I'm going to remove elements from a list of pairs. When I'm using a pair like

std::pair<const int, bool>


I get the following compilation error:


In file included from /usr/local/include/c++/6.1.0/utility:70:0,

from /usr/local/include/c++/6.1.0/algorithm:60,

from main.cpp:1:

/usr/local/include/c++/6.1.0/bits/stl_pair.h: In instantiation of
'std::pair<_T1, _T2>& std::pair<_T1, _T2>::operator=(std::pair<_T1,
_T2>&&) [with _T1 = const int; _T2 = bool]':

/usr/local/include/c++/6.1.0/bits/stl_algo.h:868:16: required from
'_ForwardIterator std::__remove_if(_ForwardIterator, _ForwardIterator,
_Predicate) [with _ForwardIterator = std::_List_iterator > _Predicate =
__gnu_cxx::__ops::_Iter_pred&)> >]'

/usr/local/include/c++/6.1.0/bits/stl_algo.h:936:30: required from
'_FIter std::remove_if(_FIter, _FIter, _Predicate) [with _FIter =
std::_List_iterator > _Predicate =
main()::&)>]'

main.cpp:17:32: required from here

/usr/local/include/c++/6.1.0/bits/stl_pair.h:319:8: error: assignment
of read-only member 'std::pair::first'

first = std::forward(__p.first);


This is the sample code:

int main()
{
int id = 2;

std::list< std::pair <const int, bool> > l;
l.push_back(std::make_pair(3,true));
l.push_back(std::make_pair(2,false));
l.push_back(std::make_pair(1,true));

l.erase(std::remove_if(l.begin(), l.end(),
[id](std::pair<const int, bool>& e) -> bool {
return e.first == id; }));

for (auto i: l) {
std::cout << i.first << " " << i.second << std::endl;
}
}


I know that (please correct me If I am wrong):


  1. I will have exactly the same problem as long as there is constness in any element of the list, for example, a
    list <const int>
    will also return a compilation error.
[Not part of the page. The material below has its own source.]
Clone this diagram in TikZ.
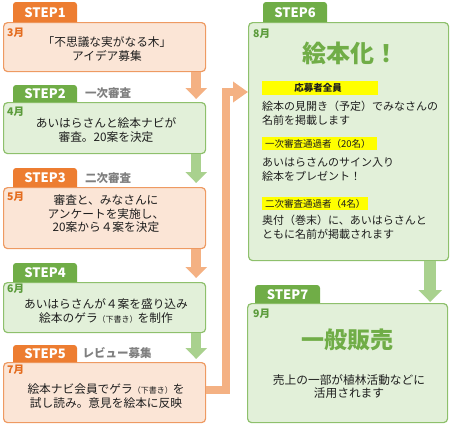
\documentclass[tikz,border=0pt]{standalone}
\usepackage{fontspec}
\setmainfont{Noto Sans CJK JP}
\usetikzlibrary{arrows.meta}
\definecolor{otab}{HTML}{ED7D31}
\definecolor{ofill}{HTML}{FBE5D6}
\definecolor{oline}{HTML}{EE9A62}
\definecolor{oarr}{HTML}{F4B183}
\definecolor{omon}{HTML}{E46C1E}
\definecolor{gtab}{HTML}{70AD47}
\definecolor{gfill}{HTML}{E2F0D9}
\definecolor{gline}{HTML}{8EC06C}
\definecolor{garr}{HTML}{A9D18E}
\definecolor{gmon}{HTML}{5B9B3B}
\definecolor{gbig}{HTML}{70AD47}
\definecolor{txt}{HTML}{1E1E1E}
\definecolor{sub}{HTML}{7F7F7F}
\definecolor{hl}{HTML}{FFFF00}
\begin{document}
\begin{tikzpicture}[x=1pt,y=-1pt,
  obox/.style={draw=oline,fill=ofill,line width=1.2pt,rounded corners=4pt,anchor=north west,inner sep=0pt},
  gbox/.style={draw=gline,fill=gfill,line width=1.2pt,rounded corners=4pt,anchor=north west,inner sep=0pt},
  tabtxt/.style={text=white,font=\fontsize{13}{13}\selectfont\bfseries,inner sep=0pt},
  btxt/.style={align=center,text=txt,font=\fontsize{11.7}{13.5}\selectfont,inner sep=0pt},
  rtxt/.style={align=left,text=txt,font=\fontsize{11}{13.5}\selectfont,inner sep=0pt,anchor=north west},
  omonth/.style={text=omon,font=\fontsize{10.5}{10.5}\selectfont\bfseries,inner sep=0pt,anchor=west},
  gmonth/.style={text=gmon,font=\fontsize{10.5}{10.5}\selectfont\bfseries,inner sep=0pt,anchor=west},
  subt/.style={text=sub,font=\fontsize{11.5}{12}\selectfont\bfseries,inner sep=0pt},
  hlbox/.style={fill=hl,inner sep=0pt,anchor=north west},
  hltxt/.style={text=txt,font=\fontsize{9.5}{10}\selectfont,inner sep=0pt},
  oarrow/.style={draw=oarr,line width=10pt,-{Triangle[width=21pt,length=11pt]}},
  garrow/.style={draw=garr,line width=10pt,-{Triangle[width=21pt,length=11pt]}},
  elbow/.style={draw=oarr,line width=8pt,miter limit=10,-{Triangle[width=20pt,length=15pt]}}
]
\useasboundingbox (0,0) rectangle (450,424);
\newcommand{\halfw}{\fontsize{8}{8}\selectfont}
% ---------- left column boxes ----------
\node[obox,minimum width=202pt,minimum height=49pt] (b1) at (3,22) {};
\node[gbox,minimum width=202pt,minimum height=51pt] (b2) at (3,102) {};
\node[obox,minimum width=202pt,minimum height=61pt] (b3) at (3,187) {};
\node[gbox,minimum width=202pt,minimum height=50pt] (b4) at (3,282) {};
\node[obox,minimum width=202pt,minimum height=60pt] (b5) at (3,362) {};
% ---------- right column boxes ----------
\node[gbox,minimum width=200pt,minimum height=238pt] (b6) at (248,22) {};
\node[gbox,minimum width=200pt,minimum height=119pt] (b7) at (247,303) {};
% ---------- tabs ----------
\fill[otab] (13,22) [rounded corners=3pt] -- (13,2) -- (77,2) [sharp corners] -- (77,22) -- cycle;
\fill[gtab] (13,102) [rounded corners=3pt] -- (13,85) -- (77,85) [sharp corners] -- (77,102) -- cycle;
\fill[otab] (13,187) [rounded corners=3pt] -- (13,168) -- (77,168) [sharp corners] -- (77,187) -- cycle;
\fill[gtab] (13,282) [rounded corners=3pt] -- (13,263) -- (77,263) [sharp corners] -- (77,282) -- cycle;
\fill[otab] (13,362) [rounded corners=3pt] -- (13,345) -- (77,345) [sharp corners] -- (77,362) -- cycle;
\fill[gtab] (263,22) [rounded corners=3pt] -- (263,2) -- (327,2) [sharp corners] -- (327,22) -- cycle;
\fill[gtab] (255,303) [rounded corners=3pt] -- (255,285) -- (320,285) [sharp corners] -- (320,303) -- cycle;
\node[tabtxt] (t1) at (45,12.5) {STEP1};
\node[tabtxt] (t2) at (45,94) {STEP2};
\node[tabtxt] (t3) at (45,178) {STEP3};
\node[tabtxt] (t4) at (45,273) {STEP4};
\node[tabtxt] (t5) at (45,354) {STEP5};
\node[tabtxt] (t6) at (295,12.5) {STEP6};
\node[tabtxt] (t7) at (287.5,294.5) {STEP7};
% ---------- subtitles ----------
\node[subt] (s2) at (108,93) {一次審査};
\node[subt] (s3) at (108,178) {二次審査};
\node[subt] (s5) at (117,353) {レビュー募集};
% ---------- months ----------
\node[omonth] (m1) at (7,33) {3月};
\node[gmonth] (m2) at (7,112) {4月};
\node[omonth] (m3) at (7,197) {5月};
\node[gmonth] (m4) at (7,289) {6月};
\node[omonth] (m5) at (7,370) {7月};
\node[gmonth] (m6) at (253,34) {8月};
\node[gmonth] (m7) at (253,314) {9月};
% ---------- left texts ----------
\node[btxt] (x1) at (107,49) {「不思議な実がなる木」\\アイデア募集};
\node[btxt] (x2) at (106,130) {あいはらさんと絵本ナビが\\審査。20案を決定};
\node[btxt] (x3) at (106,214) {審査と、みなさんに\\アンケートを実施し、\\20案から４案を決定};
\node[btxt] (x4) at (106,311) {あいはらさんが４案を盛り込み\\絵本のゲラ{\halfw（下書き）}を制作};
\node[btxt] (x5) at (106,396) {絵本ナビ会員でゲラ{\halfw（下書き）}を\\試し読み。意見を絵本に反映};
% ---------- right box 6 ----------
\node[text=gbig,font=\fontsize{24}{24}\selectfont\bfseries,inner sep=0pt] (big6) at (350,53) {絵本化！};
\node[hlbox,minimum width=116pt,minimum height=14pt] (h1) at (262,81) {};
\node[hltxt,font=\fontsize{9.5}{10}\selectfont\bfseries] (h1t) at (318,88) {応募者全員};
\node[rtxt] (r1) at (262,101) {絵本の見開き（予定）でみなさんの\\名前を掲載します};
\node[hlbox,minimum width=115pt,minimum height=13pt] (h2) at (262,137) {};
\node[hltxt,anchor=west] (h2t) at (265,143.5) {一次審査通過者（20名）};
\node[rtxt] (r2) at (262,158) {あいはらさんのサイン入り\\絵本をプレゼント！};
\node[hlbox,minimum width=106pt,minimum height=13pt] (h3) at (262,197) {};
\node[hltxt,anchor=west] (h3t) at (265,203.5) {二次審査通過者（4名）};
\node[rtxt] (r3) at (262,215) {奥付（巻末）に、あいはらさんと\\ともに名前が掲載されます};
% ---------- right box 7 ----------
\node[text=gbig,font=\fontsize{23}{23}\selectfont\bfseries,inner sep=0pt] (big7) at (347,340) {一般販売};
\node[btxt] (x7) at (349,386.5) {売上の一部が植林活動などに\\活用されます};
% ---------- connectors ----------
\draw[oarrow] ([xshift=-10pt]b1.south east) -- ([xshift=-10pt,yshift=3pt]b2.north east);
\draw[garrow] ([xshift=-10pt]b2.south east) -- ([xshift=-10pt,yshift=4pt]b3.north east);
\draw[oarrow] ([xshift=-10pt]b3.south east) -- ([xshift=-10pt,yshift=4pt]b4.north east);
\draw[garrow] ([xshift=-10pt]b4.south east) -- ([xshift=-10pt,yshift=3pt]b5.north east);
\coordinate (e1) at (226,92);
\draw[elbow] ([yshift=3pt]b5.east) -| (e1) -- (e1 -| b6.west);
\draw[garr,line width=12pt,-{Triangle[width=23pt,length=12pt]}] ([xshift=-19pt]b6.south east) -- ([xshift=-18pt,yshift=1pt]b7.north east);
\end{tikzpicture}
\end{document}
  2. If I remove the const in the first element of the pair the code will work.

  3. The more elegant and efficient way to do it is by using the remove_if list method, like this:

    l.remove_if([id](std::pair<const int, bool>& e) -> bool {
    return e.first == id; });



but my question is, what are exactly the inner workings of std::remove_if that impose the elements of the container not being const?

Answer

If you look at the type and iterator requirements of std::remove_if, you can see that the implementation must be similar similar to the following (from the link above):

template<class ForwardIt, class UnaryPredicate>
ForwardIt remove_if(ForwardIt first, ForwardIt last, UnaryPredicate p)
{
    first = std::find_if(first, last, p);
    if (first != last)
        for(ForwardIt i = first; ++i != last; )
            if (!p(*i))
                *first++ = std::move(*i);
    return first;
}

I.e., the algorithm assumes only that the iterators have forward capabilities, and elements are moveable, and it moves elements around. Of course, moves can't be done on const objects.